As restaurant prices in Harlem continue to soar, finding a inexpensive restaurant meal becomes most important. And if the inexpensive food is not only delicious but also interesting, and maybe even outside your previous dining experience, that’s the best.Here is a collection of those restaurants in Harlem, NY.
1. La Savane
You can dine sumptuously on mafe, a Senegalese stew of lamb in a creamy peanut sauce, served with an expanse of polished white rice topped with a steamed Scotch bonnet pepper, for extra spiciness. Not hot enough? You can also ask for the chile paste known as “pima.” Also you can enjoy a grilled fish — topped with a wonderful dice of vegetables flavored, in the Franco-African manner, with mustard. Alongside a plate of attieke, the signal starch of the Ivory Coast, consisting of a manioc porridge served with a pepper puree and, somewhat oddly, a bouillon cube. A third dish is a mixed meat palm-oil sauce served with a loaf of plantain foutou. Altogether a delicious meal, washed down with ginger juice and bright red bissap, which is a punch made of hibiscus blossoms and pineapple juice. The meal cost about $45 for three.
La Savane, 239 West 116th Street, New York, NY 10026, 646-484-5293
2. Rai Rai Ken
East Village ramen veteran Rai Rai Ken has amazed everyone by finally sprouting its first branch, in the Manhattanville just south of City College. Priced at only $8 and up — cheap by ramen standards — selections skew doctrinaire, with broths based on soy, miso, and curry, and no Tokyo-style salt ramen or fancy-pants pork bone tonkotsu. The shoyu ramen is quite fine, a light broth with singed slices of pork belly, fish cake, bamboo shoots, scallions, and a crackling sheet of nori – yum.

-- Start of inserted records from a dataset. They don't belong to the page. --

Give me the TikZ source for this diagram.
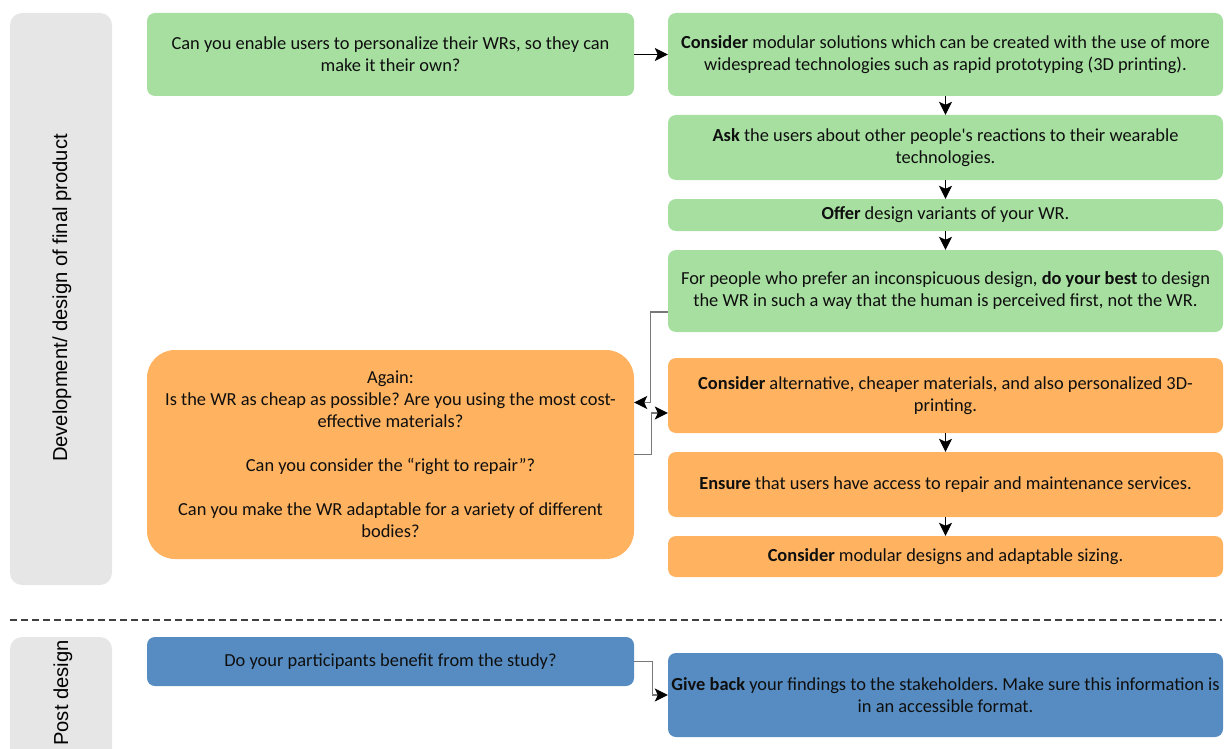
\documentclass[tikz,border=0pt]{standalone}
\usepackage{fontspec}
\setmainfont{Carlito}
\newfontfamily\phasefont{Liberation Sans}
\usetikzlibrary{arrows.meta}
\frenchspacing

\definecolor{boxgreen}{RGB}{166,223,160}
\definecolor{boxorange}{RGB}{255,178,95}
\definecolor{boxblue}{RGB}{86,140,193}
\definecolor{phasegray}{RGB}{230,230,230}
\definecolor{textdark}{RGB}{15,15,15}
\definecolor{linkgray}{RGB}{120,120,120}

\begin{document}
\begin{tikzpicture}[x=1pt,y=-1pt,
    box/.style={rounded corners=8pt, inner sep=0pt, align=center, text=textdark,
      font=\fontsize{18.4}{22}\selectfont},
    leftbox/.style={box, minimum width=487},
    rightbox/.style={box, minimum width=555},
    phase/.style={fill=phasegray, rounded corners=12pt, minimum width=102, inner sep=0pt},
    phaselabel/.style={rotate=90, font=\phasefont\fontsize{20.2}{24}\selectfont, text=black},
    flow/.style={-{Stealth[length=13pt,width=13pt,inset=3pt]}, line width=1pt, black},
    link/.style={-{Stealth[length=13pt,width=13pt,inset=3pt,color=black]}, line width=1.2pt, draw=linkgray}]
        \clip (0,0) rectangle (1226,749);

        % phases
        \node[phase, minimum height=572] (devphase) at (61,299) {};
        \node[phaselabel] (devlabel) at (62,298) {Development/ design of final product};
        \node[phase, minimum height=128] (postphase) at (61,701) {};
        \node[phaselabel] (postlabel) at (63,693) {Post design};
        \draw[dash pattern=on 7pt off 4pt, line width=1.3pt, black!75] (10,620) -- (1222,620);

        % personalization
        \node[leftbox, fill=boxgreen, minimum height=83] (G0) at (390.5,54.5)
          {Can you enable users to personalize their WRs, so they can\\make it their own?};
        \node[rightbox, fill=boxgreen, minimum height=83] (G1) at (945.5,54.5)
          {\textbf{Consider} modular solutions which can be created with the use of more\\widespread technologies such as rapid prototyping (3D printing).};
        \node[rightbox, fill=boxgreen, minimum height=65] (G2) at (945.5,147.5)
          {\textbf{Ask} the users about other people\textquotesingle s reactions to their wearable\\technologies.};
        \node[rightbox, fill=boxgreen, minimum height=32] (G3) at (945.5,215)
          {\textbf{Offer} design variants of your WR.};
        \node[rightbox, fill=boxgreen, minimum height=82] (G4) at (945.5,291)
          {For people who prefer an inconspicuous design, \textbf{do your best} to design\\the WR in such a way that the human is perceived first, not the WR.};

        % costs and repair
        \node[leftbox, fill=boxorange, minimum height=209, rounded corners=28pt] (O0) at (390.5,454.5)
          {Again:\\Is the WR as cheap as possible? Are you using the most cost-\\effective materials?\\[22pt]Can you consider the “right to repair”?\\[22pt]Can you make the WR adaptable for a variety of different\\bodies?};
        \node[rightbox, fill=boxorange, minimum height=75] (O1) at (945.5,395.5)
          {\textbf{Consider} alternative, cheaper materials, and also personalized 3D-\\printing.};
        \node[rightbox, fill=boxorange, minimum height=65] (O2) at (945.5,484.5)
          {\textbf{Ensure} that users have access to repair and maintenance services.};
        \node[rightbox, fill=boxorange, minimum height=41] (O3) at (945.5,556.5)
          {\textbf{Consider} modular designs and adaptable sizing.};

        % post design
        \node[leftbox, fill=boxblue, minimum height=49] (B0) at (390.5,661.5)
          {Do your participants benefit from the study?};
        \node[rightbox, fill=boxblue, minimum height=84] (B1) at (945.5,695)
          {\textbf{Give back} your findings to the stakeholders. Make sure this information is\\in an accessible format.};

        \draw[flow] (G0) -- (G1);
        \draw[flow] (G1) -- (G2);
        \draw[flow] (G2) -- (G3);
        \draw[flow] (G3) -- (G4);
        \draw[flow] (O1) -- (O2);
        \draw[flow] (O2) -- (O3);

        \draw[link] ([yshift=-21pt]G4.west) -- ++(-17,0) |- ([yshift=52pt]O0.east);
        \draw[link] (O0.east) -- ++(17,0) |- ([yshift=-17.5pt]O1.west);
        \draw[link] (B0.east) -- ++(18,0) |- (B1.west);
\end{tikzpicture}
\end{document}
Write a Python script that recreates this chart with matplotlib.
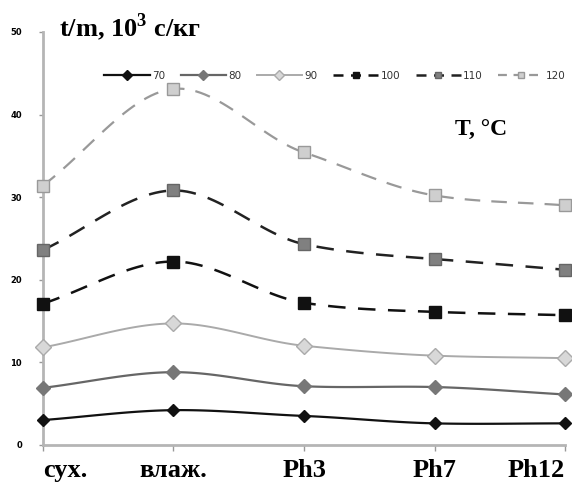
import matplotlib
matplotlib.use("Agg")
import matplotlib.pyplot as plt
import numpy as np

plt.rcParams["mathtext.fontset"] = "custom"
plt.rcParams["mathtext.rm"] = "Liberation Serif:bold"
plt.rcParams["mathtext.bf"] = "Liberation Serif:bold"

categories = ["сух.", "влаж.", "Ph3", "Ph7", "Ph12"]
temps = ["70", "80", "90", "100", "110", "120"]
t70 = [3.0, 4.2, 3.5, 2.6, 2.6]
t80 = [6.9, 8.8, 7.1, 7.0, 6.1]
t90 = [11.8, 14.7, 12.0, 10.8, 10.5]
t100 = [17.1, 22.2, 17.2, 16.1, 15.7]
t110 = [23.6, 30.8, 24.3, 22.5, 21.2]
t120 = [31.4, 43.1, 35.4, 30.2, 29.0]


def smooth(x, y, n=30, k=0.8):
    # cubic hermite through the points (excel-like smoothed line)
    x = np.asarray(x, float)
    y = np.asarray(y, float)
    m = np.gradient(y, x) * k
    m[0] = (y[1] - y[0]) / (x[1] - x[0])
    m[-1] = (y[-1] - y[-2]) / (x[-1] - x[-2])
    xs, ys = [], []
    t = np.linspace(0, 1, n)
    for i in range(len(x) - 1):
        h = x[i + 1] - x[i]
        h00 = 2 * t ** 3 - 3 * t ** 2 + 1
        h10 = t ** 3 - 2 * t ** 2 + t
        h01 = -2 * t ** 3 + 3 * t ** 2
        h11 = t ** 3 - t ** 2
        xs.extend(x[i] + h * t)
        ys.extend(h00 * y[i] + h10 * h * m[i] + h01 * y[i + 1] + h11 * h * m[i + 1])
    return np.array(xs), np.array(ys)


fig = plt.figure(figsize=(5.72, 4.91), dpi=100)
ax = fig.add_axes([0.075, 0.094, 0.913, 0.841])

x = np.arange(len(categories))
series = [t70, t80, t90, t100, t110, t120]
line_colors = ["#111111", "#666666", "#aaaaaa", "#111111", "#222222", "#999999"]
face_colors = ["#111111", "#777777", "#d8d8d8", "#111111", "#808080", "#cfcfcf"]
edge_colors = ["#111111", "#777777", "#aaaaaa", "#111111", "#666666", "#999999"]
markers = ["D", "D", "D", "s", "s", "s"]
sizes = [6, 7, 8, 9, 9, 9]
styles = ["-", "-", "-", (0, (7, 5)), (0, (7, 5)), (0, (7, 5))]
widths = [1.6, 1.6, 1.4, 1.8, 1.8, 1.6]

for ys, lab, lc, fc, ec, m, ms, ls, lw in zip(series, temps, line_colors, face_colors, edge_colors,
                                               markers, sizes, styles, widths):
    sx, sy = smooth(x, ys)
    ax.plot(sx, sy, color=lc, linestyle=ls, linewidth=lw, clip_on=False, zorder=2)
    ax.plot(x, ys, linestyle="none", marker=m, markersize=ms, markerfacecolor=fc,
            markeredgecolor=ec, clip_on=False, zorder=3)
    ax.plot([], [], color=lc, linestyle=ls if ls == "-" else (0, (4, 3)), linewidth=lw,
            marker=m, markersize=5, markerfacecolor=fc, markeredgecolor=ec, label=lab)

ax.set_xlim(0, 4)
ax.set_ylim(0, 50)
ax.set_xticks(x)
ax.set_xticklabels(categories, fontfamily="Liberation Serif", fontweight="bold", fontsize=19)
xl = ax.get_xticklabels()
xl[0].set_horizontalalignment("left")
xl[-1].set_horizontalalignment("right")
ax.set_yticks([0, 10, 20, 30, 40, 50])
ax.tick_params(axis="y", labelsize=6, length=3, color="#999999", width=1, pad=12)
ax.tick_params(axis="x", length=4, color="#999999", width=1, pad=6)
for lbl in ax.get_yticklabels():
    lbl.set_fontweight("bold")
for s in ["top", "right"]:
    ax.spines[s].set_visible(False)
for s in ["left", "bottom"]:
    ax.spines[s].set_color("#b5b5b5")
    ax.spines[s].set_linewidth(2)

leg = ax.legend(ncol=6, loc="upper left", bbox_to_anchor=(0.1, 0.928), frameon=False,
                fontsize=7.5, handlelength=4.35, handletextpad=0.2, columnspacing=1.5)
for t in leg.get_texts():
    t.set_color("#333333")

fig.text(0.103, 0.945, "t/m, 10$^{3}$ с/кг", fontfamily="Liberation Serif", fontweight="bold",
         fontsize=19, va="center")
fig.text(0.795, 0.735, "T, °C", fontfamily="Liberation Serif", fontweight="bold",
         fontsize=17, va="center")

fig.savefig("out.png", dpi=100)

Rai Rai Ken, 1467 Amsterdam Ave, New York, NY 10027, 917.639-3342, http://www.eatrairaikennyc.com/
3. Ecuatoriana
This Ecuadorian restaurant occupies a double-wide premises, with a formal dining room on one side and a juice bar, café, and carryout on the other. The ceviches here are super-sized, and great for warmer weather. Get the ceviche mixto con concha negra, which features black clams, the signature bivalves of Ecuador’s mangrove shoreline. Meal-size soups are another specialty, including weekend-only caldo de bola, which features one massive stuffed dumpling the size of a softball. You should take for granted that the roast pork and llapingachos (cheesy potato pancakes) will be fab-u-lous.